Waterloo Wetland Laboratory

Welcome to the Waterloo Wetland Laboratory

The focus of our lab is on aquatic ecology, restoration ecology, and landscape ecology.  We look at the relationships between plants, invertebrates, and birds with their abiotic environment; both in terms of ecosystem properties and processes. In particular, we focus on the response of these biotic communities and their environmental correlates to human disturbance. 

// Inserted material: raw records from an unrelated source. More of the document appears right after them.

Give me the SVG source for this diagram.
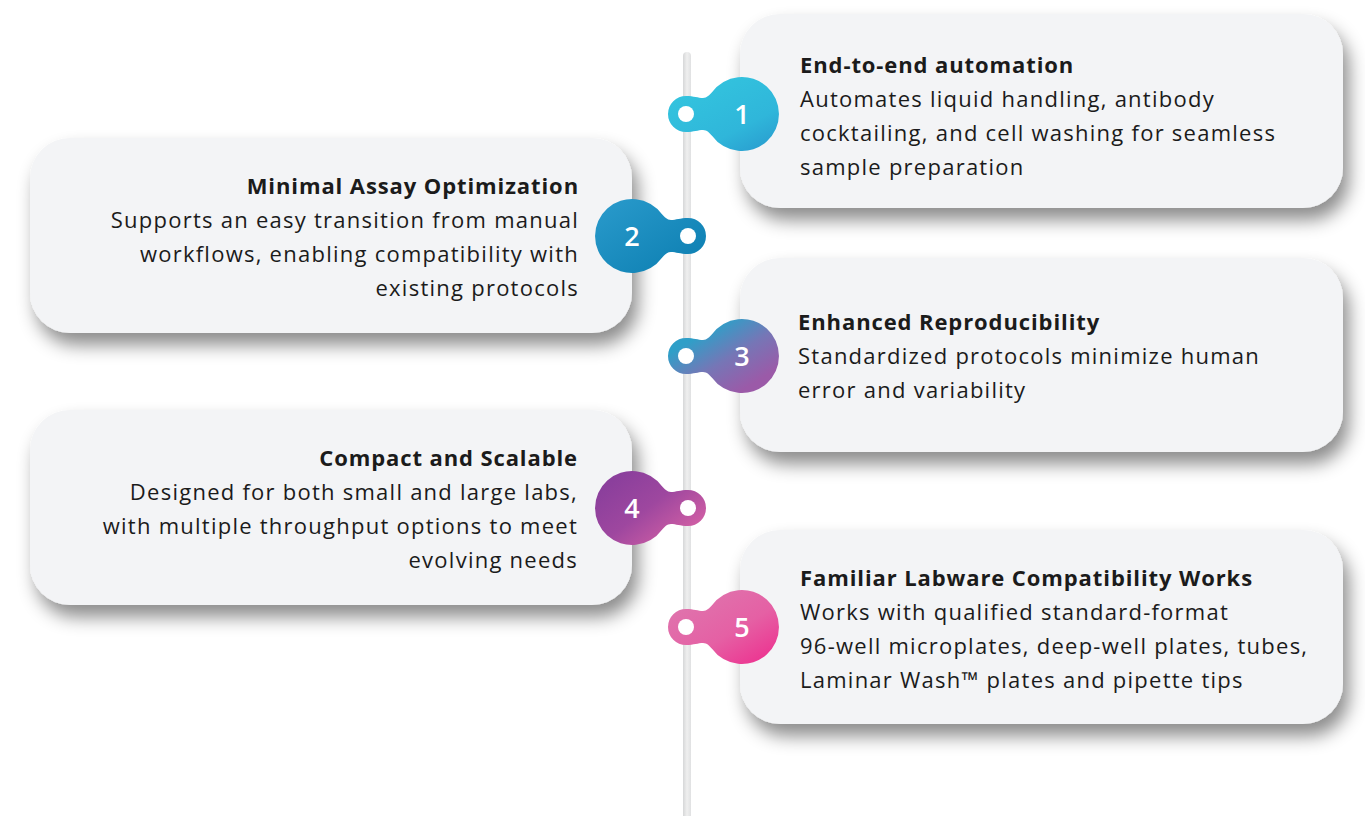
<svg xmlns="http://www.w3.org/2000/svg" width="1365" height="816" viewBox="0 0 1365 816">
  <defs>
    <style>
      .card { fill: #f3f4f6; filter: url(#sh); }
      .t { font-family: "Open Sans", "Noto Sans", sans-serif; font-size: 22px; fill: #1b1b1b; letter-spacing: 1.25px; }
      .b { font-weight: 700; letter-spacing: 0.9px; }
      .r { text-anchor: end; }
      .num { font-family: "Open Sans", sans-serif; font-size: 27px; font-weight: 600; fill: #ffffff; text-anchor: middle; }
      .hole { fill: #ffffff; }
    </style>
    <filter id="sh" x="-10%" y="-20%" width="125%" height="150%">
      <feDropShadow dx="6" dy="12" stdDeviation="9" flood-color="#000000" flood-opacity="0.45"/>
    </filter>
    <linearGradient id="line" x1="0" y1="0" x2="1" y2="0">
      <stop offset="0" stop-color="#d6d7d8"/>
      <stop offset="0.5" stop-color="#efefef"/>
      <stop offset="1" stop-color="#e0e1e2"/>
    </linearGradient>
    <linearGradient id="g1" x1="0.3" y1="0.1" x2="1" y2="1">
      <stop offset="0" stop-color="#33c3de"/>
      <stop offset="0.6" stop-color="#2fb6da"/>
      <stop offset="1" stop-color="#2898cd"/>
    </linearGradient>
    <linearGradient id="g2" x1="1" y1="0" x2="0" y2="1">
      <stop offset="0" stop-color="#2a9bcc"/>
      <stop offset="1" stop-color="#0b7db0"/>
    </linearGradient>
    <linearGradient id="g3" x1="0.3" y1="0.2" x2="0.85" y2="0.8">
      <stop offset="0" stop-color="#2f9fc8"/>
      <stop offset="0.5" stop-color="#7676b6"/>
      <stop offset="1" stop-color="#9b5aa8"/>
    </linearGradient>
    <linearGradient id="g4" x1="0.9" y1="0.2" x2="0.1" y2="0.9">
      <stop offset="0" stop-color="#8b3f9c"/>
      <stop offset="0.45" stop-color="#9e479f"/>
      <stop offset="1" stop-color="#d862a5"/>
    </linearGradient>
    <linearGradient id="g5" x1="0.2" y1="0.1" x2="1" y2="1">
      <stop offset="0" stop-color="#df74ad"/>
      <stop offset="0.5" stop-color="#e560a4"/>
      <stop offset="1" stop-color="#ee2a8c"/>
    </linearGradient>
    <path id="pin" d="M 0,-18 C 8,-18 12,-16 17,-16 C 21,-16 23.5,-19 26,-21.7 A 37 37 0 1 1 26,21.7 C 23.5,19 21,16 17,16 C 12,16 8,18 0,18 A 18 18 0 0 1 0,-18 Z"/>
  </defs>

  <rect width="1365" height="816" fill="#ffffff"/>

  <g id="connectors">
    <rect x="683" y="52" width="8" height="800" rx="4" fill="url(#line)"/>
  </g>

  <g id="card1">
    <rect class="card" x="740" y="14" width="603" height="194" rx="40"/>
    <text class="t b" x="800" y="73">End-to-end automation</text>
    <text class="t" x="800" y="107">Automates liquid handling, antibody</text>
    <text class="t" x="800" y="141">cocktailing, and cell washing for seamless</text>
    <text class="t" x="800" y="175">sample preparation</text>
  </g>
  <g id="card2">
    <rect class="card" x="30" y="138" width="602" height="195" rx="40"/>
    <text class="t b r" x="579" y="194">Minimal Assay Optimization</text>
    <text class="t r" x="579" y="228">Supports an easy transition from manual</text>
    <text class="t r" x="579" y="262">workflows, enabling compatibility with</text>
    <text class="t r" x="579" y="296">existing protocols</text>
  </g>
  <g id="card3">
    <rect class="card" x="740" y="258" width="603" height="194" rx="40"/>
    <text class="t b" x="798" y="330">Enhanced Reproducibility</text>
    <text class="t" x="798" y="364">Standardized protocols minimize human</text>
    <text class="t" x="798" y="398">error and variability</text>
  </g>
  <g id="card4">
    <rect class="card" x="30" y="410" width="602" height="195" rx="40"/>
    <text class="t b r" x="578" y="466">Compact and Scalable</text>
    <text class="t r" x="578" y="500">Designed for both small and large labs,</text>
    <text class="t r" x="578" y="534">with multiple throughput options to meet</text>
    <text class="t r" x="578" y="568">evolving needs</text>
  </g>
  <g id="card5">
    <rect class="card" x="740" y="530" width="603" height="194" rx="40"/>
    <text class="t b" x="800" y="586">Familiar Labware Compatibility Works</text>
    <text class="t" x="800" y="620">Works with qualified standard-format</text>
    <text class="t" x="800" y="654">96-well microplates, deep-well plates, tubes,</text>
    <text class="t" x="800" y="688">Laminar Wash™ plates and pipette tips</text>
  </g>

  <g id="pin1">
    <use href="#pin" transform="translate(686,114)" fill="url(#g1)"/>
    <circle class="hole" cx="686" cy="114" r="8"/>
    <text class="num" x="742" y="124">1</text>
  </g>
  <g id="pin2">
    <use href="#pin" transform="translate(688,236) scale(-1,1)" fill="url(#g2)"/>
    <circle class="hole" cx="688" cy="236" r="8"/>
    <text class="num" x="632" y="246">2</text>
  </g>
  <g id="pin3">
    <use href="#pin" transform="translate(686,356)" fill="url(#g3)"/>
    <circle class="hole" cx="686" cy="356" r="8"/>
    <text class="num" x="742" y="366">3</text>
  </g>
  <g id="pin4">
    <use href="#pin" transform="translate(688,508) scale(-1,1)" fill="url(#g4)"/>
    <circle class="hole" cx="688" cy="508" r="8"/>
    <text class="num" x="632" y="518">4</text>
  </g>
  <g id="pin5">
    <use href="#pin" transform="translate(686,627)" fill="url(#g5)"/>
    <circle class="hole" cx="686" cy="627" r="8"/>
    <text class="num" x="742" y="637">5</text>
  </g>
</svg>
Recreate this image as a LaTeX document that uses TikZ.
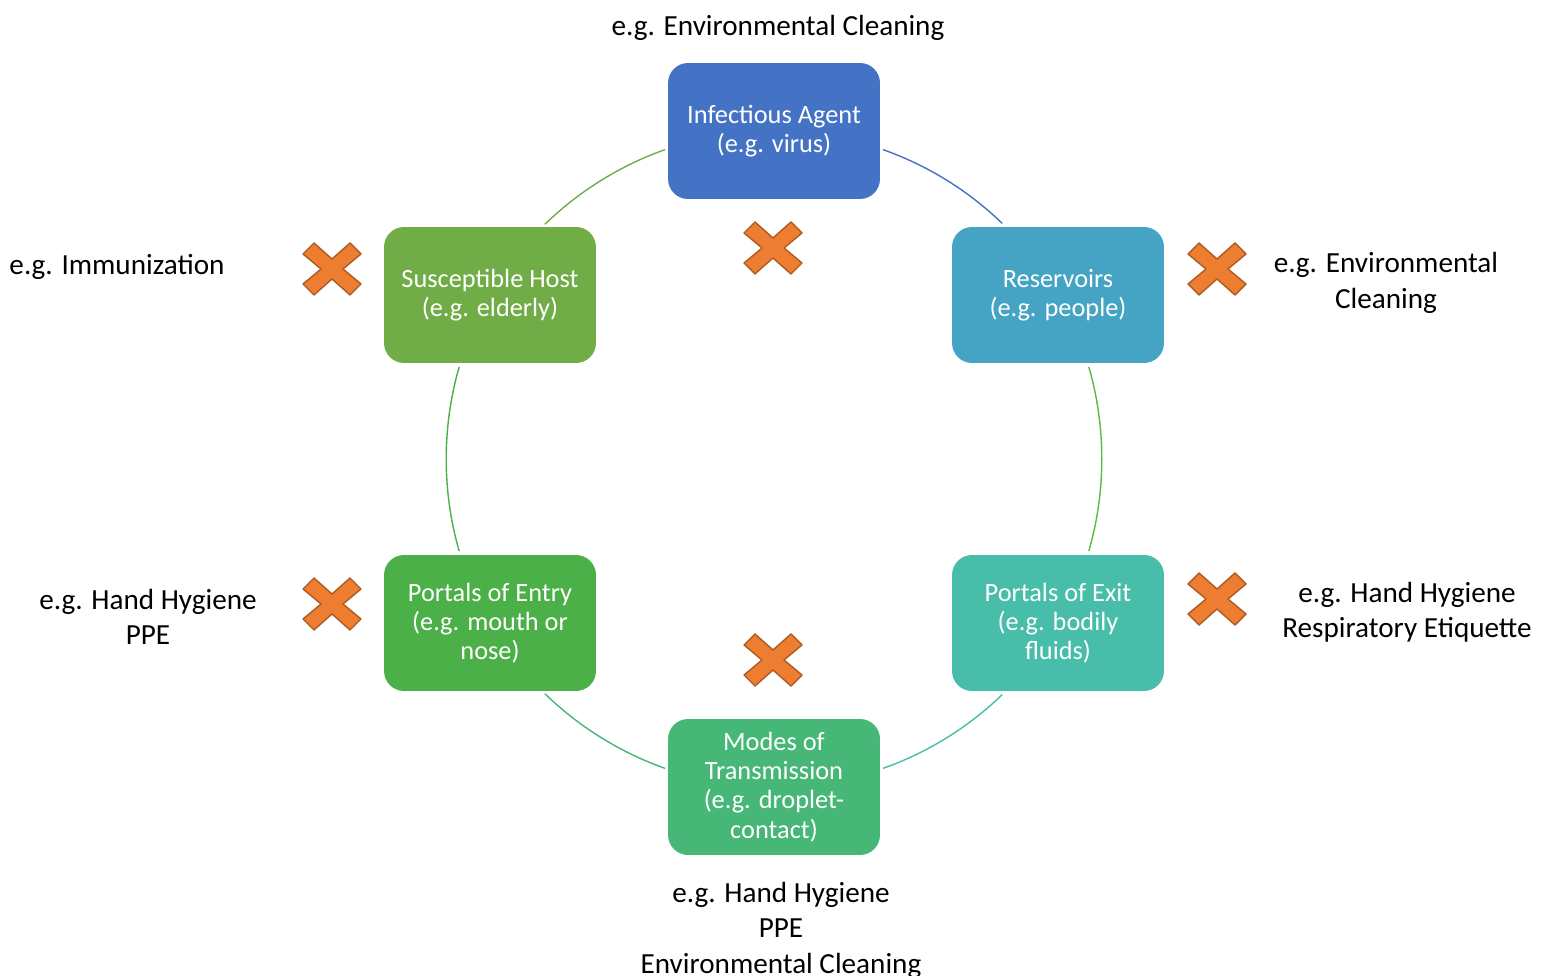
\documentclass[tikz,border=0pt]{standalone}
\usepackage{fontspec}
\setmainfont{Carlito}
\usepackage{xcolor}

\definecolor{agentblue}{HTML}{4472C4}
\definecolor{reservoirblue}{HTML}{45A3C3}
\definecolor{exitteal}{HTML}{47BDAA}
\definecolor{modesgreen}{HTML}{46B776}
\definecolor{entrygreen}{HTML}{4AB047}
\definecolor{hostgreen}{HTML}{70AD47}
\definecolor{crossorange}{HTML}{ED7D31}
\definecolor{crossedge}{HTML}{AE5A21}

\tikzset{
  stage/.style={rounded corners=0.4cm, minimum width=4.24cm, minimum height=2.72cm,
    text=white, align=center, font=\fontsize{15}{16.6}\selectfont},
  note/.style={align=center, font=\fontsize{16.6}{20.2}\selectfont},
  ring/.style={line width=0.8pt, looseness=0.86},
  stopcross/.pic={
    \draw[fill=crossorange, draw=crossedge, line width=0.8pt, line join=round]
      (-18,26) -- (0,10) -- (18,26) -- (29,15) -- (11,0) -- (29,-15) -- (18,-26)
      -- (0,-10) -- (-18,-26) -- (-29,-15) -- (-11,0) -- (-29,15) -- cycle;
  }
}

\begin{document}
\begin{tikzpicture}[x=0.02cm, y=0.02cm]
    \useasboundingbox (0,0) rectangle (1546,-976);

    \node[stage, fill=agentblue] (agent) at (774,-131) {Infectious Agent\\(e.g. virus)};
    \node[stage, fill=reservoirblue] (reservoir) at (1058,-295) {Reservoirs\\(e.g. people)};
    \node[stage, fill=exitteal] (exit) at (1058,-623) {Portals of Exit\\(e.g. bodily\\fluids)};
    \node[stage, fill=modesgreen] (modes) at (774,-787) {Modes of\\Transmission\\(e.g. droplet-\\contact)};
    \node[stage, fill=entrygreen] (entry) at (490,-623) {Portals of Entry\\(e.g. mouth or\\nose)};
    \node[stage, fill=hostgreen] (host) at (490,-295) {Susceptible Host\\(e.g. elderly)};

    % ring round the chain
    \coordinate (ctr) at (774,-459);
    \coordinate (r1s) at ([shift={(70.6:328)}]ctr);
    \coordinate (r1e) at ([shift={(45.9:328)}]ctr);
    \coordinate (r2s) at ([shift={(16.3:328)}]ctr);
    \coordinate (r2e) at ([shift={(-16.3:328)}]ctr);
    \coordinate (r3s) at ([shift={(-45.9:328)}]ctr);
    \coordinate (r3e) at ([shift={(-70.6:328)}]ctr);
    \coordinate (r4s) at ([shift={(-109.4:328)}]ctr);
    \coordinate (r4e) at ([shift={(-134.3:328)}]ctr);
    \coordinate (r5s) at ([shift={(-163.7:328)}]ctr);
    \coordinate (r5e) at ([shift={(163.7:328)}]ctr);
    \coordinate (r6s) at ([shift={(134.3:328)}]ctr);
    \coordinate (r6e) at ([shift={(109.4:328)}]ctr);

    \draw[ring, agentblue] (r1s) to[bend left=12.35] (r1e);
    \draw[ring, hostgreen!85!green] (r2s) to[bend left=16.3] (r2e);
    \draw[ring, exitteal] (r3s) to[bend left=12.35] (r3e);
    \draw[ring, modesgreen] (r4s) to[bend left=12.35] (r4e);
    \draw[ring, entrygreen] (r5s) to[bend left=16.3] (r5e);
    \draw[ring, hostgreen] (r6s) to[bend left=12.35] (r6e);

    % break points
    \pic at (773,-248) {stopcross};
    \pic at (332,-269) {stopcross};
    \pic at (1217,-269) {stopcross};
    \pic at (332,-604) {stopcross};
    \pic at (1217,-599) {stopcross};
    \pic at (773,-660) {stopcross};

    \node[note] (topnote) at (778,-28) {e.g. Environmental Cleaning};
    \node[note] (immunization) at (117,-267) {e.g. Immunization};
    \node[note] (rightnote) at (1386,-283) {e.g. Environmental\\Cleaning};
    \node[note] (leftnote) at (148,-617) {e.g. Hand Hygiene\\PPE};
    \node[note] (etiquette) at (1407,-612) {e.g. Hand Hygiene\\Respiratory Etiquette};
    \node[note] (bottomnote) at (781,-930) {e.g. Hand Hygiene\\PPE\\Environmental Cleaning};
\end{tikzpicture}
\end{document}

We are recruiting talented, bright, hard-working, self-motivated students with solid communication skills. If this describes you and you are interested in the type of research questions we address, please look at our Biology Department program requirements and contact Dr. Rooney: rrooney(at)uwaterloo.ca

The Waterloo Wetland Laboratory members acknowledge that we live and work on the traditional territory of ‎ the Neutral, Anishinaabeg and Haudenosaunee peoples. The University of Waterloo is situated on the Haldimand Tract, the land promised to the Six Nations that includes ten kilometres on each side of the Grand River.

News

The Water Institute has published a new article on Dr. Rooney's contributions to microplastic research, highlighting the risks that microplastics pose to the Laurentian Great Lakes.

While evidence of concern is quickly mounting, there is still a lot of uncertainty. We cannot yet say how much pollution is too much, or what monitoring thresholds and alerts should be. We also have not collectively agreed on the best monitoring approach, explained Rooney, “but the efforts of the Microplastics Work Group took us a big step closer to this for the Great Lakes.”

The article, titled "Rebecca Rooney contributes to binational initiative to standardize microplastics research," is available on The Water Institute's website.

Congratulations to PhD Candidate, Claire Schon, for successfully completing her comprehensive exam this afternoon!

That's a total of four successful comprehensive exams by Waterloo Wetland Lab members in the past two and a half months. We are so proud!